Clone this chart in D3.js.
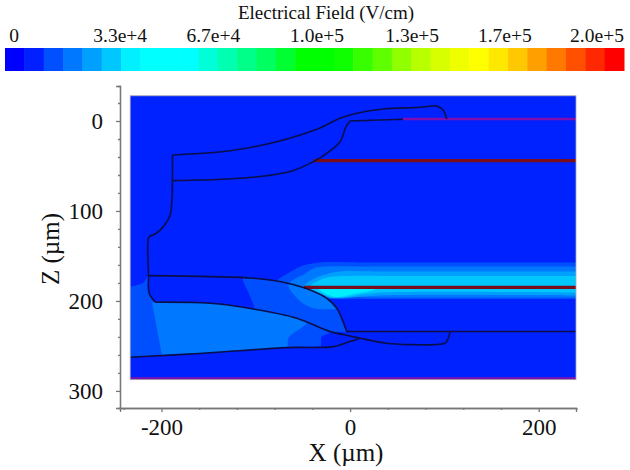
<!DOCTYPE html>
<html>
<head>
<meta charset="utf-8">
<script src="https://cdn.jsdelivr.net/npm/d3@7"></script>
<style>
    body { margin: 0; background: #fff; }
    text { font-family: "Liberation Serif", serif; fill: #111; }
</style>
</head>
<body>
<div id="chart"></div>
<script>
// legend
const legendColors = ['#0000ff', '#0020ff', '#0050ff', '#0078ff', '#00a0ff', '#00c8ff', '#00f0ff', '#00ffff',
    '#00ffff', '#00ffff', '#00ffd8', '#00ffb0', '#00ff88', '#00ff60', '#00ff30', '#00ff00',
    '#00ff00', '#10ff00', '#38ff00', '#60ff00', '#90ff00', '#b8ff00', '#d8ff00', '#f0ff00',
    '#ffff00', '#ffe800', '#ffc800', '#ffa000', '#ff7800', '#ff5000', '#ff2800', '#ff0000'];
const legendLabels = ['0', '3.3e+4', '6.7e+4', '1.0e+5', '1.3e+5', '1.7e+5', '2.0e+5'];
const labelNudge = [-12, -1, -3, 5.5, 5.5, 3, 0];

// axis ticks, um
const xMajor = [-200, 0, 200];
const xMinor = [-240, -160, -120, -80, -40, 40, 80, 120, 160, 240];
const zMajor = [0, 100, 200, 300];
const zMinor = [-20, 20, 40, 60, 80, 120, 140, 160, 180, 220, 240, 260, 280];

// field contours as [x, z] in um
const fieldMedium = [[-233.2,184.1],[-219.4,180],[-213.8,172.2],[-213.1,191.4],[-206.7,201.4],[-148.4,202.6],[-102.5,208.9],[-106,195.2],[-113.4,174.4],[-102.5,174.8],[-70.7,179.2],[-49.5,185.2],[-24.7,197],[-14.1,208.1],[-8.2,221],[-3.5,234.1],[-14.1,234.4],[-30,239.7],[-31,250],[-34,250.5],[-67.1,251.5],[-155.5,257.8],[-233.2,262.3]];
const fieldLight = [[-209.9,202.2],[-206.7,201.4],[-148.4,202.6],[-102.5,208.9],[-56.5,219.2],[-45.9,223.7],[-65.4,241.1],[-66.5,250.5],[-69,251.6],[-75,252],[-110,254.5],[-155.5,257.8],[-199.6,260]];
const ring1 = [[240,197.8],[20,197.8],[-18,197.8],[-24.7,197],[-49.5,185.2],[-70.7,179.2],[-77.4,177.8],[-63.6,167.8],[-49.8,160.6],[-31.8,157.2],[20,157.2],[240,157.2]];
const ring2 = [[240,196.1],[20,196.1],[-23.3,196.1],[-18,202.2],[-14.1,208.1],[-24.4,209.2],[-42.4,207],[-56.2,197],[-65.4,182.2],[-57.2,174.4],[-49.8,171.1],[-39.2,163.9],[-24.4,161.7],[20,161.7],[240,161.7]];
const ring3 = [[240,193.9],[31.8,193.9],[-10.6,197],[-21,196.7],[-37.1,191.1],[-47.7,186.7],[-49.8,184.4],[-37.1,174.4],[-24.4,170],[-10.6,167.2],[30,167.2],[240,167.2]];
const ring4 = [[240,191.1],[26.5,191.1],[-5.3,195.6],[-19,196.1],[-33.9,190],[-42.4,184.4],[-29.7,175.6],[-15.9,172.8],[0,172.2],[30,172.2],[240,172.2]];
const ring5 = [[-33.9,186.1],[-25.4,192.2],[-14,195.5],[0,193],[26.5,187],[-10.6,184.4]];

// device outline, [x, z] in um
const upperTop = [[-188.4,37.8],[-127.2,33],[-77.7,23],[-35.3,9.2],[-10.6,-3],[7.1,-8.6],[35,-13.3],[74.2,-15.2],[91.9,-16.7],[98.6,-12.2],[102.5,-2.2]];
const upperFloor = [[56,-2],[0,0]];
const upperBottom = [[0,0],[-4.2,6.3],[-10.6,23],[-24.7,35.9],[-38.9,45.2],[-61.8,55.6],[-88.3,60.8],[-130.7,64.4],[-188.4,66.3]];
const sideWall = [[-188.4,37.8],[-188.4,66.3],[-189,89.7],[-190.8,104.4],[-197.9,117.4],[-206.7,125.6],[-212,127.8],[-213.8,130],[-213.8,171.9],[-213.1,191.4],[-206.7,200.8]];
const lowerTop = [[-213.8,171.9],[-148.4,173],[-102.5,174.8],[-70.7,179.2],[-49.5,185.2],[-24.7,197],[-14.1,208.1],[-8.2,221],[-3.5,234.1]];
const lowerFloor = [[-3.5,234.1],[240,234.1]];
const lowerBottom = [[-206.7,201.4],[-148.4,202.6],[-102.5,208.9],[-56.5,219.2],[-21.2,234.1],[0,238.9],[10.6,241.4],[38.9,247],[66.8,248.6],[88,248.6],[101.4,246.3],[106,234.1]];
const substrateTop = [[-233.2,262.6],[-155.5,258.1],[-67.1,251.9],[-17.7,250.8],[0,245.2],[10.6,241.4]];

// electrodes
const redContacts = [[[-39,44],[240,44]], [[-49,185],[240,185]]];
const purpleContacts = [[[56,-2.2],[240,-2.2]], [[-233,286.4],[240,286.4]]];

const svg = d3.select('#chart').append('svg')
    .attr('width', 630)
    .attr('height', 470);

// the source image is a bit soft
svg.append('filter').attr('id', 'soft')
    .append('feGaussianBlur').attr('stdDeviation', 0.45);

// color bar
const barX = d3.scaleBand().domain(d3.range(legendColors.length)).range([5, 624]);
svg.append('g').selectAll('rect')
    .data(legendColors)
    .enter().append('rect')
    .attr('x', (d, i) => barX(i))
    .attr('y', 48)
    .attr('width', barX.bandwidth() + 0.5)
    .attr('height', 23)
    .attr('fill', d => d);

const labelX = d3.scalePoint().domain(legendLabels).range([26, 597]);
svg.append('g').selectAll('text')
    .data(legendLabels)
    .enter().append('text')
    .attr('x', (d, i) => labelX(d) + labelNudge[i])
    .attr('y', 42)
    .attr('text-anchor', 'middle')
    .attr('font-size', 19.5)
    .text(d => d);

svg.append('text')
    .attr('x', 326)
    .attr('y', 19)
    .attr('text-anchor', 'middle')
    .attr('font-size', 19)
    .text('Electrical Field (V/cm)');

// scales: 0 at x=350 and z=121
const x = d3.scaleLinear().domain([-244, 239.6]).range([120, 576]);
const y = d3.scaleLinear().domain([-38.9, 319]).range([86, 408]);

const line = d3.line().x(d => x(d[0])).y(d => y(d[1]));
const smooth = d3.line().x(d => x(d[0])).y(d => y(d[1])).curve(d3.curveCatmullRom.alpha(0.5));

svg.append('clipPath').attr('id', 'plot-clip').append('rect')
    .attr('x', x(-233.2)).attr('y', y(-28))
    .attr('width', x(239.6) - x(-233.2)).attr('height', y(287.5) - y(-28));

const plot = svg.append('g').attr('clip-path', 'url(#plot-clip)');
const inner = plot.append('g').attr('filter', 'url(#soft)');

inner.append('rect')
    .attr('x', x(-240)).attr('y', y(-35))
    .attr('width', x(250) - x(-240)).attr('height', y(295) - y(-35))
    .attr('fill', '#0020ff');

// field regions, outer to inner
const regions = [
    [fieldMedium, '#0050ff'], [fieldLight, '#0078ff'],
    [ring1, '#0050ff'], [ring2, '#0078ff'], [ring3, '#00a0ff'], [ring4, '#00c8ff'], [ring5, '#00f0ff']
];
regions.forEach(r => {
    inner.append('path').attr('d', smooth(r[0]) + 'Z').attr('fill', r[1]);
});

purpleContacts.forEach(c => {
    inner.append('path').attr('d', line(c)).attr('stroke', '#8010b0').attr('stroke-width', 2.6).attr('fill', 'none');
});
redContacts.forEach(c => {
    inner.append('path').attr('d', line(c)).attr('stroke', '#7a0a1a').attr('stroke-width', 3.2).attr('fill', 'none');
});

[upperTop, upperBottom, sideWall, lowerTop, lowerBottom, substrateTop].forEach(c => {
    inner.append('path')
        .attr('d', smooth(c))
        .attr('fill', 'none')
        .attr('stroke', '#08104a')
        .attr('stroke-width', 1.6);
});
[upperFloor, lowerFloor].forEach(c => {
    inner.append('path')
        .attr('d', line(c))
        .attr('fill', 'none')
        .attr('stroke', '#08104a')
        .attr('stroke-width', 1.5);
});

svg.append('rect')
    .attr('x', x(-233.2)).attr('y', y(-28))
    .attr('width', x(239.6) - x(-233.2)).attr('height', y(287.5) - y(-28))
    .attr('fill', 'none')
    .attr('stroke', '#aaa')
    .attr('stroke-width', 0.8);

// axes
const xAxis = svg.append('g').attr('transform', 'translate(0,408)')
    .call(d3.axisBottom(x).tickValues(xMajor).tickFormat(d => String(d)).tickSize(4).tickPadding(7));
const xMinorAxis = svg.append('g').attr('transform', 'translate(0,408)')
    .call(d3.axisBottom(x).tickValues(xMinor).tickFormat('').tickSize(2));
const yAxis = svg.append('g').attr('transform', 'translate(120,0)')
    .call(d3.axisLeft(y).tickValues(zMajor).tickFormat(d => String(d)).tickSize(4).tickPadding(13));
const yMinorAxis = svg.append('g').attr('transform', 'translate(120,0)')
    .call(d3.axisLeft(y).tickValues(zMinor).tickFormat('').tickSize(2));

[xAxis, xMinorAxis, yAxis, yMinorAxis].forEach(a => {
    a.selectAll('path, line').attr('stroke', '#777').attr('stroke-width', 1.3);
    a.selectAll('text').attr('font-size', 23).attr('font-family', '"Liberation Serif", serif').attr('fill', '#111');
});

svg.append('text')
    .attr('x', 346)
    .attr('y', 461)
    .attr('text-anchor', 'middle')
    .attr('font-size', 25)
    .text('X (µm)');

svg.append('text')
    .attr('transform', 'translate(59,249) rotate(-90)')
    .attr('text-anchor', 'middle')
    .attr('font-size', 25)
    .text('Z (µm)');
</script>
</body>
</html>
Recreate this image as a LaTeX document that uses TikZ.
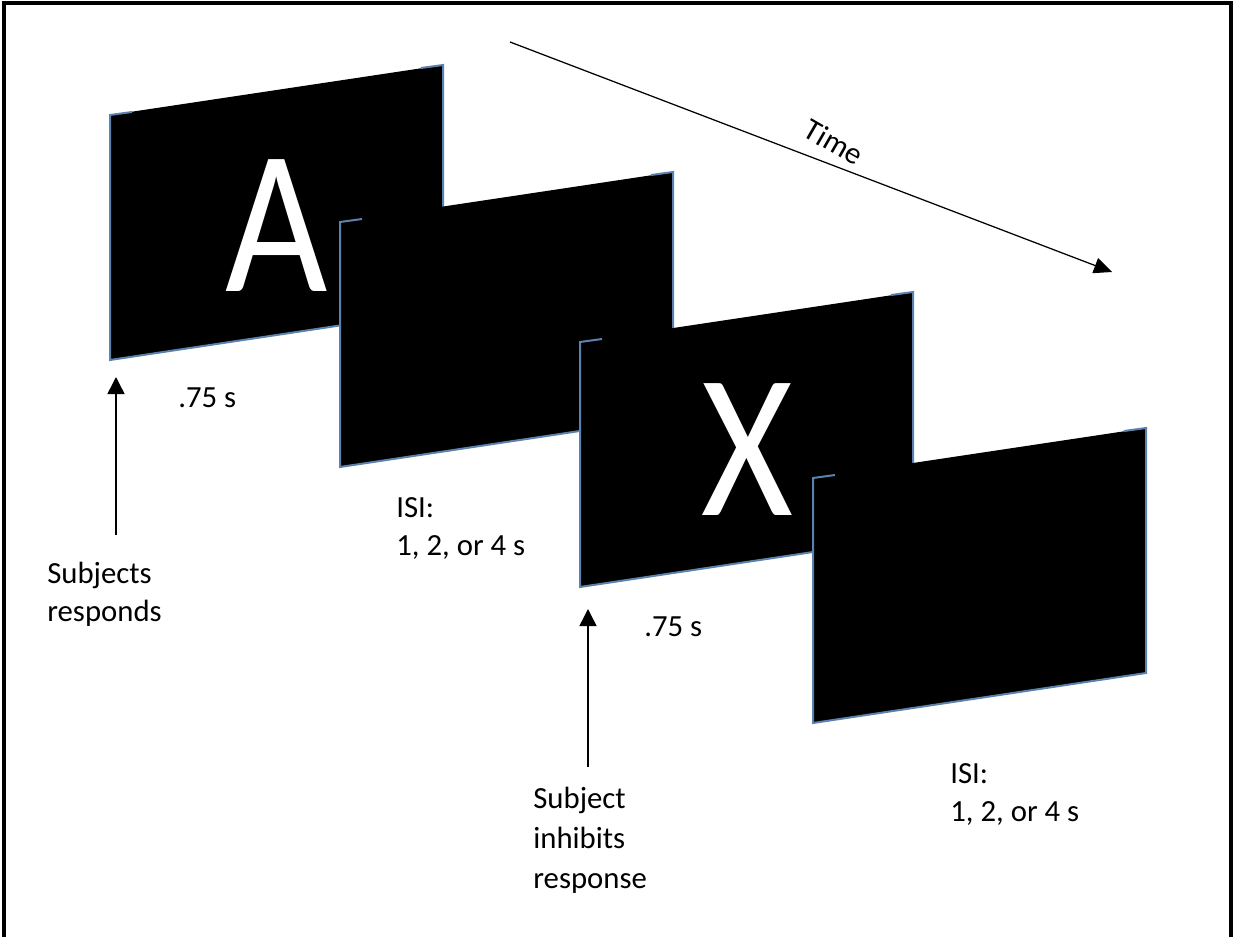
\documentclass[tikz,border=0pt]{standalone}
\usepackage{fontspec}
\setmainfont{Carlito}
\usetikzlibrary{arrows.meta, positioning}
\definecolor{screenedge}{HTML}{5B82AD}

\begin{document}
\begin{tikzpicture}[
    x=0.02cm, y=-0.02cm,
    every node/.style={font=\fontsize{17.5}{21.5}\selectfont, align=left, inner sep=0pt},
    edge/.style={draw=screenedge, line width=0.04cm},
    letter/.style={text=white, font=\fontsize{117}{117}\selectfont, xscale=0.86},
    arrow/.style={-{Triangle[length=0.34cm, width=0.34cm]}, line width=0.03cm},
    timearrow/.style={-{Triangle[length=0.36cm, width=0.32cm]}, line width=0.025cm}
]
\useasboundingbox (0,0) rectangle (1233,936);
\draw[line width=0.08cm] (4,940) -- (4,3) -- (1231,3) -- (1231,940);

% the four screens, front one last
\foreach \n/\x/\y in {1/110/115, 2/340/222, 3/580/342, 4/813/478} {
  \coordinate (tl\n) at (\x,\y);
  \fill (tl\n) -- ++(333,-50) -- ++(0,245) -- ++(-333,50) -- cycle;
  \draw[edge] ([shift={(22,-3)}]tl\n) -- (tl\n) -- ++(0,245) -- ++(333,-50) -- ++(0,-245) -- ++(-22,3);
}
\node[letter] (letA) at (277,226) {A};
\node[letter] (letX) at (747,450) {X};

% time axis
\coordinate (tstart) at (510,42);
\coordinate (tend) at (1112,272);
\draw[timearrow] (tstart) -- (tend);
\node[rotate=-30] (time) at (834,142) {Time};

% durations
\node[anchor=north west] (dur1) at (178,387) {.75 s};
\node[anchor=north west] (isi1) at (396,497) {ISI:\\1, 2, or 4 s};
\node[anchor=north west] (dur2) at (644,616) {.75 s};
\node[anchor=north west] (isi2) at (950,763) {ISI:\\1, 2, or 4 s};

% responses
\node[anchor=north west] (resp) at (47,562) {Subjects\\responds};
\node[anchor=north west, font=\fontsize{17.5}{22.8}\selectfont] (inhib) at (533,787) {Subject\\inhibits\\response};
\coordinate (resptail) at (116,535);
\coordinate (resptip) at (116,377);
\coordinate (inhibtail) at (588,767);
\coordinate (inhibtip) at (588,609);
\draw[arrow] (resptail) -- (resptip);
\draw[arrow] (inhibtail) -- (inhibtip);
\end{tikzpicture}
\end{document}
- - -
(Your objective):
Wherever the word "this" occurs in a line of the listing, copy that line.

(Task answer):
Clone this chart in D3.js.
Recreate this image as a LaTeX document that uses TikZ.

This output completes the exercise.